[WHAT TO WORK ON]:
Take the lines from the head of the listing through the one bearing "ax.spines[side].set_color('black')" and copy them exactly, leaving every picture out.

[PROVIDED DATA]:
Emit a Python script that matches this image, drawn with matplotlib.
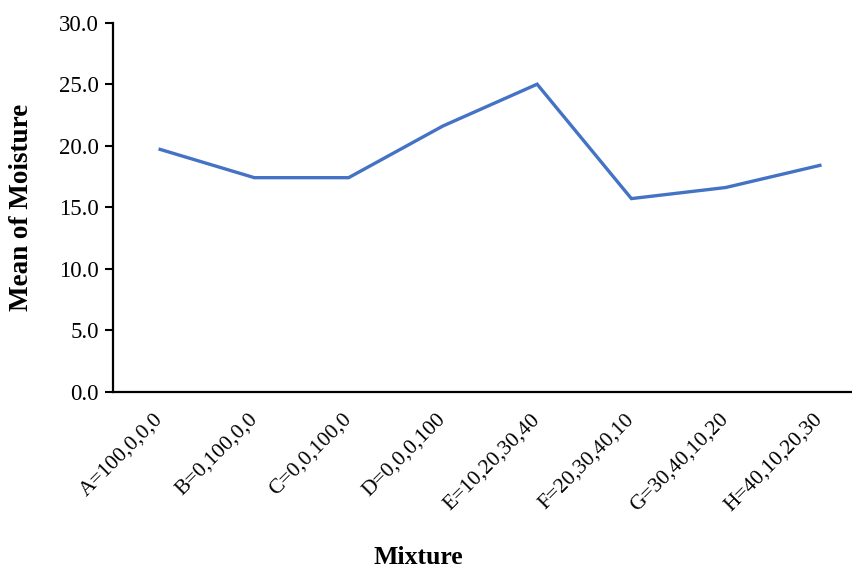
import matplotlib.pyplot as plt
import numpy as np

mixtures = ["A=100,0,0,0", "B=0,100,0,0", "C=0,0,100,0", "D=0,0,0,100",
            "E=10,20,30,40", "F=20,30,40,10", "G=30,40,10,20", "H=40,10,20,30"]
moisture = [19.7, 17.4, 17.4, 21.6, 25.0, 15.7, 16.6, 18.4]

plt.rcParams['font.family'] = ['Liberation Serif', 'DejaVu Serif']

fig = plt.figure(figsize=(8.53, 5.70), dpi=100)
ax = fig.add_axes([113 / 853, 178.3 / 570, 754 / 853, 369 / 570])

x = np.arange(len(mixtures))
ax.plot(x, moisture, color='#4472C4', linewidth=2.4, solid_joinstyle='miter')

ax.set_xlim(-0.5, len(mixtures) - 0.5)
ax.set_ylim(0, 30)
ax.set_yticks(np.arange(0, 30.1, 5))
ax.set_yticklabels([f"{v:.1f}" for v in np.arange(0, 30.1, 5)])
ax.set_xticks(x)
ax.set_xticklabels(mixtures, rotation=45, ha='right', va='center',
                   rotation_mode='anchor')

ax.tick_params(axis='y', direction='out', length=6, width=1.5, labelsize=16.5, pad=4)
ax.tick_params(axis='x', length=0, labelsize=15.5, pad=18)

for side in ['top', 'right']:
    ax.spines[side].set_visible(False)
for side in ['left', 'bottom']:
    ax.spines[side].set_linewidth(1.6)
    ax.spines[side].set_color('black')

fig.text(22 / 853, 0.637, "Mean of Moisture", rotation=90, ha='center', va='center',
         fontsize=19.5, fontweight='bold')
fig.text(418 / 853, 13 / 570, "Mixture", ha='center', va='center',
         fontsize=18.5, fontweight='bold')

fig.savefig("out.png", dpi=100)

[ANSWER BELOW]:
Emit a Python script that matches this image, drawn with matplotlib.
import matplotlib.pyplot as plt
import numpy as np

mixtures = ["A=100,0,0,0", "B=0,100,0,0", "C=0,0,100,0", "D=0,0,0,100",
            "E=10,20,30,40", "F=20,30,40,10", "G=30,40,10,20", "H=40,10,20,30"]
moisture = [19.7, 17.4, 17.4, 21.6, 25.0, 15.7, 16.6, 18.4]

plt.rcParams['font.family'] = ['Liberation Serif', 'DejaVu Serif']

fig = plt.figure(figsize=(8.53, 5.70), dpi=100)
ax = fig.add_axes([113 / 853, 178.3 / 570, 754 / 853, 369 / 570])

x = np.arange(len(mixtures))
ax.plot(x, moisture, color='#4472C4', linewidth=2.4, solid_joinstyle='miter')

ax.set_xlim(-0.5, len(mixtures) - 0.5)
ax.set_ylim(0, 30)
ax.set_yticks(np.arange(0, 30.1, 5))
ax.set_yticklabels([f"{v:.1f}" for v in np.arange(0, 30.1, 5)])
ax.set_xticks(x)
ax.set_xticklabels(mixtures, rotation=45, ha='right', va='center',
                   rotation_mode='anchor')

ax.tick_params(axis='y', direction='out', length=6, width=1.5, labelsize=16.5, pad=4)
ax.tick_params(axis='x', length=0, labelsize=15.5, pad=18)

for side in ['top', 'right']:
    ax.spines[side].set_visible(False)
for side in ['left', 'bottom']:
    ax.spines[side].set_linewidth(1.6)
    ax.spines[side].set_color('black')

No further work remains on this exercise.